Kaderin Sessiz Limanında Teslimiyetin Adı

“Olacağı vardı, oldu” sözü, halk arasında kaçınılmaz bir gerçekleşmeye işaret eder. Bu kısa ama derin ifade, kaderin kabulüyle birlikte tevekkülün anlamını da içinde barındırır. İslam’ın kader anlayışıyla da örtüşen bu söz, aslında pasif bir kabulleniş değil; sorumlulukla harmanlanmış bir teslimiyeti temsil eder.

İslam inancına göre Allah, ezelden ebede her şeyi bir ölçüye göre takdir etmiştir. Kur’an-ı Kerim’de, “Hiçbir musibet başa gelmez ki Allah’ın izniyle olmasın…” (Teğabun, 64/11) buyrularak bu hakikat vurgulanır. Bu ayet, “Olacağı vardı, oldu” sözünün manevi temelini oluşturur. Ancak İslam, kaderi hiçbir zaman tembelliğe veya edilgenliğe gerekçe olarak görmez. Nitekim Peygamber Efendimiz (s.a.v.), “Deveni bağla, sonra tevekkül et” hadisiyle tedbir ve tevekkül arasında olması gereken dengeyi öğretmiştir. Yani insan, üzerine düşeni yaptıktan sonra sonucu Allah’a havale etmelidir.

Ancak bu söz, yanlış anlaşıldığında tembelliğin bahanesine dönüşebilir. “Nasıl olsa kaderimde ne varsa o olur” deyip çaba göstermemek, İslam’ın ruhuna aykırıdır. Fakat gayret göstermesine rağmen umduğu neticeye ulaşamayan birinin, “Olacağı vardı, oldu” diyerek kadere rıza göstermesi, sabrın ve hikmete duyulan güvenin bir göstergesidir.

Hayat çoğu zaman bizim planlarımızdan çok, karşımıza çıkan sürprizlerle şekillenir.
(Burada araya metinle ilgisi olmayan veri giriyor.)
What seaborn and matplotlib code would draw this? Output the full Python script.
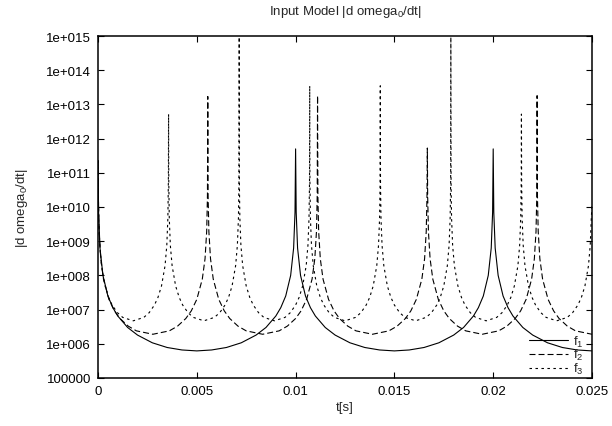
import matplotlib
matplotlib.use("Agg")
import matplotlib.pyplot as plt
import numpy as np
import pandas as pd
import seaborn as sns
from matplotlib.ticker import FixedLocator, FixedFormatter, NullLocator

# ---------------- data ----------------
f1_t = [0, 0.00003, 0.0001, 0.00025, 0.0005, 0.00075, 0.001, 0.0015, 0.002, 0.00275, 0.0035, 0.00425,
        0.005, 0.00575, 0.0065, 0.00725, 0.008, 0.0085, 0.009, 0.00925, 0.0095, 0.00975, 0.0099, 0.00997,
        0.01, 0.01003, 0.0101, 0.01025, 0.0105, 0.01075, 0.011, 0.0115, 0.012, 0.01275, 0.0135, 0.01425,
        0.015, 0.01575, 0.0165, 0.01725, 0.018, 0.0185, 0.019, 0.01925, 0.0195, 0.01975, 0.0199, 0.01997,
        0.02, 0.02003, 0.0201, 0.02025, 0.0205, 0.02075, 0.021, 0.0215, 0.022, 0.02275, 0.0235, 0.02425, 0.025]
f1_y = [2.3e11, 7.0e9, 6.3e8, 1.0e8, 2.5e7, 1.14e7, 6.5e6, 3.0e6, 1.8e6, 1.07e6, 7.8e5, 6.6e5,
        6.2e5, 6.6e5, 7.8e5, 1.07e6, 1.8e6, 3.0e6, 6.5e6, 1.14e7, 2.5e7, 1.0e8, 6.3e8, 7.0e9,
        5.0e11, 7.0e9, 6.3e8, 1.0e8, 2.5e7, 1.14e7, 6.5e6, 3.0e6, 1.8e6, 1.07e6, 7.8e5, 6.6e5,
        6.2e5, 6.6e5, 7.8e5, 1.07e6, 1.8e6, 3.0e6, 6.5e6, 1.14e7, 2.5e7, 1.0e8, 6.3e8, 7.0e9,
        5.0e11, 7.0e9, 6.3e8, 1.0e8, 2.5e7, 1.14e7, 6.5e6, 3.0e6, 1.8e6, 1.07e6, 7.8e5, 6.6e5, 6.2e5]

f2_t = [0, 0.0000167, 0.0000556, 0.000139, 0.000278, 0.000556, 0.000833, 0.001111, 0.001528, 0.001944,
        0.002778, 0.003611, 0.004028, 0.004444, 0.004722, 0.005, 0.005278, 0.005417, 0.0055, 0.005539,
        0.005556, 0.005572, 0.005611, 0.005694, 0.005833, 0.006111, 0.006389, 0.006667, 0.007083, 0.0075,
        0.008333, 0.009167, 0.009583, 0.01, 0.010278, 0.010556, 0.010833, 0.010972, 0.011056, 0.011094,
        0.011111, 0.011128, 0.011167, 0.01125, 0.011389, 0.011667, 0.011944, 0.012222, 0.012639, 0.013056,
        0.013889, 0.014722, 0.015139, 0.015556, 0.015833, 0.016111, 0.016389, 0.016528, 0.016611, 0.01665,
        0.016667, 0.016683, 0.016722, 0.016806, 0.016944, 0.017222, 0.0175, 0.017778, 0.018194, 0.018611,
        0.019444, 0.020278, 0.020694, 0.021111, 0.021389, 0.021667, 0.021944, 0.022083, 0.022167, 0.022206,
        0.022222, 0.022239, 0.022278, 0.022361, 0.0225, 0.022778, 0.023056, 0.023333, 0.02375, 0.024167, 0.025]
f2_y = [2.3e11, 2.14e10, 1.92e9, 3.08e8, 7.77e7, 1.99e7, 9.2e6, 5.49e6, 3.29e6, 2.39e6,
        1.9e6, 2.39e6, 3.29e6, 5.49e6, 9.2e6, 1.99e7, 7.77e7, 3.08e8, 1.92e9, 2.14e10,
        1.7e13, 2.14e10, 1.92e9, 3.08e8, 7.77e7, 1.99e7, 9.2e6, 5.49e6, 3.29e6, 2.39e6,
        1.9e6, 2.39e6, 3.29e6, 5.49e6, 9.2e6, 1.99e7, 7.77e7, 3.08e8, 1.92e9, 2.14e10,
        1.8e13, 2.14e10, 1.92e9, 3.08e8, 7.77e7, 1.99e7, 9.2e6, 5.49e6, 3.29e6, 2.39e6,
        1.9e6, 2.39e6, 3.29e6, 5.49e6, 9.2e6, 1.99e7, 7.77e7, 3.08e8, 1.92e9, 2.14e10,
        5.3e11, 2.14e10, 1.92e9, 3.08e8, 7.77e7, 1.99e7, 9.2e6, 5.49e6, 3.29e6, 2.39e6,
        1.9e6, 2.39e6, 3.29e6, 5.49e6, 9.2e6, 1.99e7, 7.77e7, 3.08e8, 1.92e9, 2.14e10,
        1.8e13, 2.14e10, 1.92e9, 3.08e8, 7.77e7, 1.99e7, 9.2e6, 5.49e6, 3.29e6, 2.39e6, 1.9e6]

f3_t = [0, 0.0000107, 0.0000357, 0.0000893, 0.000179, 0.000357, 0.000536, 0.000714, 0.000982, 0.00125,
        0.001786, 0.002321, 0.00259, 0.002857, 0.003036, 0.003214, 0.003393, 0.003482, 0.003536, 0.003561,
        0.0035714, 0.0035821, 0.0036071, 0.0036607, 0.0037504, 0.0039284, 0.0041074, 0.0042854, 0.0045534, 0.0048214,
        0.0053574, 0.0058924, 0.0061614, 0.0064284, 0.0066074, 0.0067854, 0.0069644, 0.0070534, 0.0071074, 0.0071324,
        0.0071429, 0.0071536, 0.0071786, 0.0072322, 0.0073219, 0.0074999, 0.0076789, 0.0078569, 0.0081249, 0.0083929,
        0.0089289, 0.0094639, 0.0097329, 0.0099999, 0.0101789, 0.0103569, 0.0105359, 0.0106249, 0.0106789, 0.0107039,
        0.0107143, 0.010725, 0.01075, 0.0108036, 0.0108933, 0.0110713, 0.0112503, 0.0114283, 0.0116963, 0.0119643,
        0.0125003, 0.0130353, 0.0133043, 0.0135713, 0.0137503, 0.0139283, 0.0141073, 0.0141963, 0.0142503, 0.0142753,
        0.0142857, 0.0142964, 0.0143214, 0.014375, 0.0144647, 0.0146427, 0.0148217, 0.0149997, 0.0152677, 0.0155357,
        0.0160717, 0.0166067, 0.0168757, 0.0171427, 0.0173217, 0.0174997, 0.0176787, 0.0177677, 0.0178217, 0.0178467,
        0.0178571, 0.0178678, 0.0178928, 0.0179464, 0.0180361, 0.0182141, 0.0183931, 0.0185711, 0.0188391, 0.0191071,
        0.0196431, 0.0201781, 0.0204471, 0.0207141, 0.0208931, 0.0210711, 0.0212501, 0.0213391, 0.0213931, 0.0214181,
        0.0214286, 0.0214393, 0.0214643, 0.0215179, 0.0216076, 0.0217856, 0.0219646, 0.0221426, 0.0224106, 0.0226786,
        0.0232146, 0.0237496, 0.0240186, 0.0242856, 0.0244646, 0.0246426, 0.0248216, 0.0249106, 0.0249646, 0.025]
f3_y = [2.3e11, 5.29e10, 4.76e9, 7.61e8, 1.92e8, 4.92e7, 2.28e7, 1.36e7, 8.13e6, 5.92e6,
        4.7e6, 5.92e6, 8.13e6, 1.36e7, 2.28e7, 4.92e7, 1.92e8, 7.61e8, 4.76e9, 5.29e10,
        5.2e12, 5.29e10, 4.76e9, 7.61e8, 1.92e8, 4.92e7, 2.28e7, 1.36e7, 8.13e6, 5.92e6,
        4.7e6, 5.92e6, 8.13e6, 1.36e7, 2.28e7, 4.92e7, 1.92e8, 7.61e8, 4.76e9, 5.29e10,
        9.3e14, 5.29e10, 4.76e9, 7.61e8, 1.92e8, 4.92e7, 2.28e7, 1.36e7, 8.13e6, 5.92e6,
        4.7e6, 5.92e6, 8.13e6, 1.36e7, 2.28e7, 4.92e7, 1.92e8, 7.61e8, 4.76e9, 5.29e10,
        3.5e13, 5.29e10, 4.76e9, 7.61e8, 1.92e8, 4.92e7, 2.28e7, 1.36e7, 8.13e6, 5.92e6,
        4.7e6, 5.92e6, 8.13e6, 1.36e7, 2.28e7, 4.92e7, 1.92e8, 7.61e8, 4.76e9, 5.29e10,
        3.5e13, 5.29e10, 4.76e9, 7.61e8, 1.92e8, 4.92e7, 2.28e7, 1.36e7, 8.13e6, 5.92e6,
        4.7e6, 5.92e6, 8.13e6, 1.36e7, 2.28e7, 4.92e7, 1.92e8, 7.61e8, 4.76e9, 5.29e10,
        9.3e14, 5.29e10, 4.76e9, 7.61e8, 1.92e8, 4.92e7, 2.28e7, 1.36e7, 8.13e6, 5.92e6,
        4.7e6, 5.92e6, 8.13e6, 1.36e7, 2.28e7, 4.92e7, 1.92e8, 7.61e8, 4.76e9, 5.29e10,
        5.2e12, 5.29e10, 4.76e9, 7.61e8, 1.92e8, 4.92e7, 2.28e7, 1.36e7, 8.13e6, 5.92e6,
        4.7e6, 5.92e6, 8.13e6, 1.36e7, 2.28e7, 4.92e7, 1.92e8, 7.61e8, 4.76e9, 1.1e10]

series_names = ["f1", "f2", "f3"]
series_labels = ["f$_1$", "f$_2$", "f$_3$"]
x_ticks = [0, 0.005, 0.01, 0.015, 0.02, 0.025]
x_tick_labels = ["0", "0.005", "0.01", "0.015", "0.02", "0.025"]
y_ticks = [1e5, 1e6, 1e7, 1e8, 1e9, 1e10, 1e11, 1e12, 1e13, 1e14, 1e15]
y_tick_labels = ["100000", "1e+006", "1e+007", "1e+008", "1e+009", "1e+010",
                 "1e+011", "1e+012", "1e+013", "1e+014", "1e+015"]
title_text = "Input Model |d omega$_0$/dt|"
y_label = "|d omega$_0$/dt|"
x_label = "t[s]"

# ---------------- style ----------------
sns.set_style("ticks")
plt.rcParams["font.family"] = ["Liberation Sans", "DejaVu Sans"]
plt.rcParams["mathtext.fontset"] = "custom"
plt.rcParams["mathtext.rm"] = "Liberation Sans"
plt.rcParams["mathtext.it"] = "Liberation Sans:italic"
plt.rcParams["mathtext.bf"] = "Liberation Sans:bold"
plt.rcParams["lines.scale_dashes"] = False

df = pd.concat([
    pd.DataFrame({"t": f1_t, "v": f1_y, "series": "f1"}),
    pd.DataFrame({"t": f2_t, "v": f2_y, "series": "f2"}),
    pd.DataFrame({"t": f3_t, "v": f3_y, "series": "f3"}),
], ignore_index=True)

fig = plt.figure(figsize=(6.12, 4.27), dpi=100)
ax = fig.add_axes([98 / 612, 1 - 379 / 427, (592 - 98) / 612, (379 - 37) / 427])

sns.lineplot(data=df, x="t", y="v", style="series", style_order=series_names,
             dashes={"f1": "", "f2": (4.3, 2.2), "f3": (1.8, 2.5)},
             color="black", linewidth=0.8, estimator=None, sort=False,
             legend=False, ax=ax)

ax.set_yscale("log")
ax.set_xlim(0, 0.025)
ax.set_ylim(1e5, 1e15)
ax.xaxis.set_major_locator(FixedLocator(x_ticks))
ax.xaxis.set_major_formatter(FixedFormatter(x_tick_labels))
ax.yaxis.set_major_locator(FixedLocator(y_ticks))
ax.yaxis.set_major_formatter(FixedFormatter(y_tick_labels))
ax.yaxis.set_minor_locator(NullLocator())
ax.xaxis.set_minor_locator(NullLocator())
ax.tick_params(direction="in", top=True, right=True, length=4, width=0.8,
               labelsize=9.5, pad=5, colors="black")
for s in ax.spines.values():
    s.set_linewidth(1.1)
    s.set_color("black")

ax.set_xlabel(x_label, fontsize=9.5, labelpad=3)
ax.set_ylabel(y_label, fontsize=9.5, labelpad=12)
fig.text((98 + 592) / 2 / 612, 1 - 12 / 427, title_text, ha="center", va="center", fontsize=9.5)

handles = ax.get_lines()[:3]
ax.legend(handles, series_labels, loc="lower right", bbox_to_anchor=(1.0, -0.018),
          frameon=False, fontsize=9.5, handlelength=2.9, handletextpad=0.45,
          labelspacing=-0.1, borderaxespad=0.1, borderpad=0.5)

fig.savefig("out.png", dpi=100)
Ne kadar hesap yaparsak yapalım, bazen tek bir rüzgâr tüm ihtimalleri darmadağın eder. İşte o an, dilimizden dökülen “Olacağı vardı, oldu” sözü, yalnızca bir teselli değil; ilahi takdire duyulan bir saygı duruşudur.

Bu cümle, kişinin yüreğini ortaya koymasına rağmen sonucu değiştiremediği anlarda anlam kazanır. Alın teri henüz kurumadan, emeği toprağa düşmüşken bir kapı kapanırsa… Geriye sadece bu söze sığınmak değil; içsel bir secdeyle teslimiyeti seçmek kalır. Bu kabulleniş, “Ben elimden geleni yaptım” diyebilmenin vicdani huzuruyla başlar.

İslam, her şeyden önce insanı sorumluluk bilinciyle donatır. Resûlullah (s.a.v.), Bedir’de ordusunu kurarken, Hendek’te siper kazarken, Hudeybiye’de diplomasi yürütürken asla “kader”e sığınıp pasif kalmamıştır. O, her adımda mücadele etmiş, tedbirini almış ve sonucu Rabbine havale etmiştir. Bu yüzden “Olacağı vardı, oldu” diyebilmek için önce alın teri dökmek, sonra gözleri göğe çevirip kalbi teslimiyete bırakmak gerekir.

Dualar bazen gecikir, yollar uzayabilir, emekler görünürde karşılıksız kalabilir. Ama Allah katında hiçbir çaba boşa gitmez. Yaşanan her şey, ya bir hikmetin ya da henüz zamanı gelmemiş bir hayrın tohumudur. Sabırla yürüyenler, o tohumun vakti geldiğinde filizlendiğini görecektir.

Son Söz

“Olacağı vardı, oldu” sözü, eğer kadere teslimiyet, Allah’ın takdirine razı olma anlamında kullanılırsa, İslamî bir temele dayanır. Ancak bu söz, sorumluluktan kaçmak veya tedbirsizliğe kılıf bulmak için kullanılırsa, İslam’ın kader anlayışıyla çelişir. Çünkü İslam’ın kaderi; çaba, sabır ve teslimiyetle dengelenmiş bir imtihan alanıdır.